Charts and diagrams as code:
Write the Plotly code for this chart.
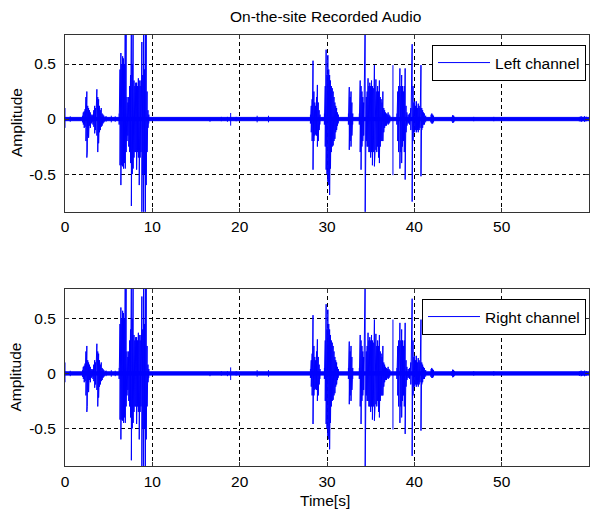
import plotly.graph_objects as go

# ---- data ----------------------------------------------------------------
# envelope of the waveform: time [s], upper peak and lower peak per time slot
TIME = [
    0.0, 0.6,
    2.0, 2.1, 2.2, 2.3, 2.4, 2.5, 2.55, 2.6, 2.7, 2.8, 2.9, 3.0, 3.1,
    3.2, 3.3, 3.4, 3.5, 3.65, 3.75, 3.85, 3.95, 4.05, 4.15, 4.25, 4.35, 4.45,
    4.7, 5.3, 5.75,
    6.2, 6.3, 6.4, 6.5, 6.6, 6.7, 6.8, 6.9, 7.0, 7.1, 7.2, 7.3, 7.4, 7.5,
    7.6, 7.7, 7.8, 7.9, 8.0, 8.1, 8.2, 8.3, 8.4, 8.5, 8.6, 8.7, 8.8, 8.9,
    9.0, 9.1, 9.2, 9.3, 9.4, 9.5, 9.6,
    16.6, 17.9, 18.6, 18.97, 19.6, 22.0, 23.3,
    28.1, 28.2, 28.3, 28.4, 28.5, 28.6, 28.7, 28.8, 28.9, 29.0, 29.1, 29.2,
    29.7, 29.8, 29.9, 30.0, 30.1, 30.2, 30.3, 30.4, 30.5, 30.6, 30.7, 30.8,
    30.9, 31.0, 31.1, 31.2, 31.3,
    32.45, 32.55, 32.65, 32.75, 32.85, 32.95,
    33.7, 33.8, 33.9, 34.0, 34.1, 34.2, 34.37, 34.5, 34.6, 34.7, 34.8, 34.9,
    35.0, 35.1, 35.2, 35.3, 35.43, 35.5, 35.6, 35.7, 35.8, 35.9, 36.0, 36.1,
    36.2, 36.3, 36.4, 36.5, 36.6, 36.7, 36.8, 36.9, 37.0, 37.1, 37.2,
    37.55,
    38.0, 38.1, 38.2, 38.35, 38.45, 38.55, 38.65, 38.75, 38.85, 38.95, 39.05,
    39.15, 39.3, 39.45, 39.6, 39.75, 39.85, 39.95, 40.05, 40.15, 40.25, 40.35,
    40.45, 40.55, 40.65, 40.76, 40.85, 40.95, 41.05, 41.15, 41.3,
    41.9, 42.0, 42.1, 42.2,
    44.3, 44.4, 44.5, 44.6,
    46.8, 49.1,
    58.9, 59.1, 59.3, 59.5, 59.7,
]
LEFT_UPPER = [
    0.10, 0.025,
    0.03, 0.06, 0.07, 0.09, 0.20, 0.25, 0.24, 0.12, 0.10, 0.08, 0.06, 0.04, 0.03,
    0.04, 0.08, 0.12, 0.10, 0.27, 0.20, 0.18, 0.12, 0.08, 0.10, 0.05, 0.04, 0.03,
    0.025, 0.03, 0.025,
    0.05, 0.45, 0.60, 0.50, 0.57, 0.55, 0.50, 0.90, 0.90, 0.20, 0.15, 0.20, 0.30, 0.40,
    0.90, 0.50, 0.90, 0.35, 0.30, 0.33, 0.33, 0.30, 0.37, 0.35, 0.30, 0.35, 0.70, 0.40,
    0.90, 0.45, 0.90, 0.90, 0.25, 0.08, 0.04,
    0.01, 0.02, 0.02, 0.055, 0.02, 0.03, 0.03,
    0.04, 0.12, 0.18, 0.53, 0.25, 0.15, 0.12, 0.20, 0.31, 0.15, 0.08, 0.04,
    0.05, 0.30, 0.63, 0.40, 0.58, 0.45, 0.40, 0.35, 0.30, 0.28, 0.25, 0.20,
    0.15, 0.12, 0.10, 0.06, 0.04,
    0.05, 0.29, 0.20, 0.25, 0.15, 0.05,
    0.05, 0.35, 0.30, 0.25, 0.20, 0.15, 0.90, 0.20, 0.25, 0.37, 0.30, 0.33,
    0.30, 0.35, 0.30, 0.28, 0.49, 0.30, 0.36, 0.25, 0.30, 0.25, 0.35, 0.20,
    0.18, 0.15, 0.25, 0.10, 0.08, 0.06, 0.05, 0.04, 0.06, 0.04, 0.03,
    0.49,
    0.05, 0.25, 0.30, 0.46, 0.30, 0.40, 0.30, 0.25, 0.30, 0.46, 0.12,
    0.06, 0.04, 0.05, 0.10, 0.68, 0.30, 0.15, 0.16, 0.12, 0.16, 0.10,
    0.14, 0.12, 0.10, 0.49, 0.10, 0.08, 0.06, 0.05, 0.03,
    0.04, 0.05, 0.04, 0.03,
    0.02, 0.035, 0.03, 0.02,
    0.02, 0.02,
    0.02, 0.025, 0.02, 0.025, 0.02,
]
LEFT_LOWER = [
    -0.08, -0.025,
    -0.03, -0.05, -0.08, -0.07, -0.20, -0.35, -0.30, -0.15, -0.17, -0.06, -0.08, -0.04, -0.03,
    -0.05, -0.07, -0.13, -0.10, -0.15, -0.30, -0.22, -0.12, -0.10, -0.07, -0.06, -0.04, -0.03,
    -0.025, -0.03, -0.025,
    -0.05, -0.42, -0.60, -0.42, -0.43, -0.45, -0.40, -0.45, -0.30, -0.20, -0.15, -0.25, -0.30, -0.40,
    -0.79, -0.50, -0.45, -0.35, -0.30, -0.30, -0.46, -0.30, -0.35, -0.60, -0.35, -0.30, -0.90, -0.50,
    -0.90, -0.50, -0.90, -0.60, -0.30, -0.08, -0.04,
    -0.025, -0.02, -0.025, -0.06, -0.02, -0.03, -0.03,
    -0.04, -0.12, -0.20, -0.46, -0.20, -0.15, -0.14, -0.15, -0.25, -0.20, -0.10, -0.05,
    -0.05, -0.25, -0.46, -0.50, -0.57, -0.60, -0.69, -0.45, -0.30, -0.25, -0.24, -0.20,
    -0.18, -0.12, -0.10, -0.06, -0.04,
    -0.05, -0.28, -0.20, -0.25, -0.15, -0.05,
    -0.05, -0.30, -0.46, -0.25, -0.20, -0.15, -0.90, -0.20, -0.25, -0.25, -0.30, -0.30,
    -0.35, -0.30, -0.42, -0.30, -0.43, -0.30, -0.28, -0.30, -0.25, -0.35, -0.40, -0.25,
    -0.20, -0.20, -0.20, -0.12, -0.08, -0.06, -0.06, -0.04, -0.05, -0.04, -0.03,
    -0.51,
    -0.05, -0.20, -0.30, -0.45, -0.30, -0.40, -0.25, -0.20, -0.30, -0.55, -0.12,
    -0.06, -0.04, -0.05, -0.10, -0.75, -0.20, -0.12, -0.12, -0.10, -0.12, -0.10,
    -0.12, -0.10, -0.08, -0.52, -0.10, -0.08, -0.05, -0.05, -0.03,
    -0.03, -0.04, -0.04, -0.03,
    -0.02, -0.035, -0.03, -0.02,
    -0.02, -0.02,
    -0.02, -0.025, -0.02, -0.025, -0.02,
]
# the right channel reads the same as the left one in the picture
RIGHT_UPPER = list(LEFT_UPPER)
RIGHT_LOWER = list(LEFT_LOWER)

NOISE_FLOOR = 0.015          # constant background hiss level
DURATION = 60.0              # length of the recording [s]
X_TICKS = [0, 10, 20, 30, 40, 50]
Y_TICKS = [-0.5, 0, 0.5]
Y_TICK_TEXT = ["-0.5", "0", "0.5"]
Y_RANGE = [-0.842, 0.768]

TITLE = "On-the-site Recorded Audio"
Y_LABEL = "Amplitude"
X_LABEL = "Time[s]"
NAMES = ["Left channel", "Right channel"]

# ---- build figure ---------------------------------------------------------
BLUE = "#0000ff"
FONT = "Liberation Sans, Arial, sans-serif"
FS = 15.5
GAP = 0.25  # break the stroke between separated events


def zigzag(t, hi, lo):
    xs, ys = [], []
    for i in range(len(t)):
        xs += [t[i], t[i]]
        ys += [hi[i], lo[i]]
        if i + 1 < len(t) and t[i + 1] - t[i] > GAP:
            xs.append(None)
            ys.append(None)
    return xs, ys


fig = go.Figure()
channels = [(LEFT_UPPER, LEFT_LOWER), (RIGHT_UPPER, RIGHT_LOWER)]
for k, (hi, lo) in enumerate(channels):
    xa = "x" if k == 0 else "x2"
    ya = "y" if k == 0 else "y2"
    lg = "legend" if k == 0 else "legend2"
    # background hiss band
    fig.add_trace(go.Scatter(
        x=[0, DURATION, DURATION, 0, 0],
        y=[NOISE_FLOOR, NOISE_FLOOR, -NOISE_FLOOR, -NOISE_FLOOR, NOISE_FLOOR],
        fill="toself", fillcolor=BLUE, mode="lines",
        line=dict(color=BLUE, width=1), hoverinfo="skip",
        showlegend=False, xaxis=xa, yaxis=ya))
    xs, ys = zigzag(TIME, hi, lo)
    fig.add_trace(go.Scatter(
        x=xs, y=ys, mode="lines", name=NAMES[k],
        line=dict(color=BLUE, width=1), connectgaps=False,
        showlegend=True, legend=lg, xaxis=xa, yaxis=ya))

axis_common = dict(
    showline=True, linecolor="#333333", linewidth=1, mirror="ticks",
    ticks="inside", ticklen=4, tickcolor="#333333",
    showgrid=True, gridcolor="#000000", gridwidth=1, griddash="4px,3px",
    zeroline=False, tickfont=dict(family=FONT, size=FS, color="#000000"),
)

legend_common = dict(
    xanchor="right", yanchor="top", itemwidth=52,
    bgcolor="white", bordercolor="#000000", borderwidth=1,
    font=dict(family=FONT, size=FS, color="#000000"),
)

fig.update_layout(
    width=590, height=513,
    margin=dict(l=65, r=1, t=0, b=0),
    paper_bgcolor="white", plot_bgcolor="white",
    font=dict(family=FONT, size=FS, color="#000000"),
    xaxis=dict(domain=[0, 1], anchor="y", range=[0, DURATION],
               tickvals=X_TICKS, ticktext=[str(v) for v in X_TICKS],
               ticklabelstandoff=1, **axis_common),
    yaxis=dict(domain=[0.5873, 0.9327], anchor="x", range=Y_RANGE,
               tickvals=Y_TICKS, ticktext=Y_TICK_TEXT,
               ticklabelstandoff=5, **axis_common),
    xaxis2=dict(domain=[0, 1], anchor="y2", range=[0, DURATION],
                tickvals=X_TICKS, ticktext=[str(v) for v in X_TICKS],
                ticklabelstandoff=1, **axis_common),
    yaxis2=dict(domain=[0.0916, 0.4366], anchor="x2", range=Y_RANGE,
                tickvals=Y_TICKS, ticktext=Y_TICK_TEXT,
                ticklabelstandoff=5, **axis_common),
    legend=dict(x=0.9943, y=0.9123, **legend_common),
    legend2=dict(x=0.9943, y=0.4172, **legend_common),
    annotations=[
        dict(text=TITLE, x=0.4973, y=0.9669, xref="paper", yref="paper",
             showarrow=False, xanchor="center", yanchor="middle",
             font=dict(family=FONT, size=FS, color="#000000")),
        dict(text=Y_LABEL, x=-0.0935, y=0.7602, xref="paper", yref="paper",
             showarrow=False, textangle=-90, xanchor="center", yanchor="middle",
             font=dict(family=FONT, size=FS, color="#000000")),
        dict(text=Y_LABEL, x=-0.0935, y=0.2641, xref="paper", yref="paper",
             showarrow=False, textangle=-90, xanchor="center", yanchor="middle",
             font=dict(family=FONT, size=FS, color="#000000")),
        dict(text=X_LABEL, x=0.496, y=0.0234, xref="paper", yref="paper",
             showarrow=False, xanchor="center", yanchor="middle",
             font=dict(family=FONT, size=FS, color="#000000")),
    ],
)

fig.write_html("out.html")
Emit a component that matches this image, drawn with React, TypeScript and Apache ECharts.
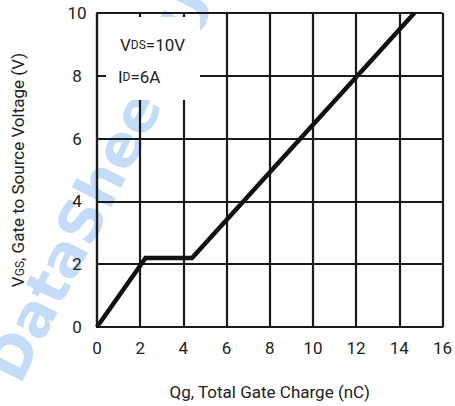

What to work on: Exactly restate the lines from the beginning of the data through the line with "import plotly.graph_objects as go", and no others, keeping pictures out.

Written response:
Write the Plotly code for this chart.
import plotly.graph_objects as go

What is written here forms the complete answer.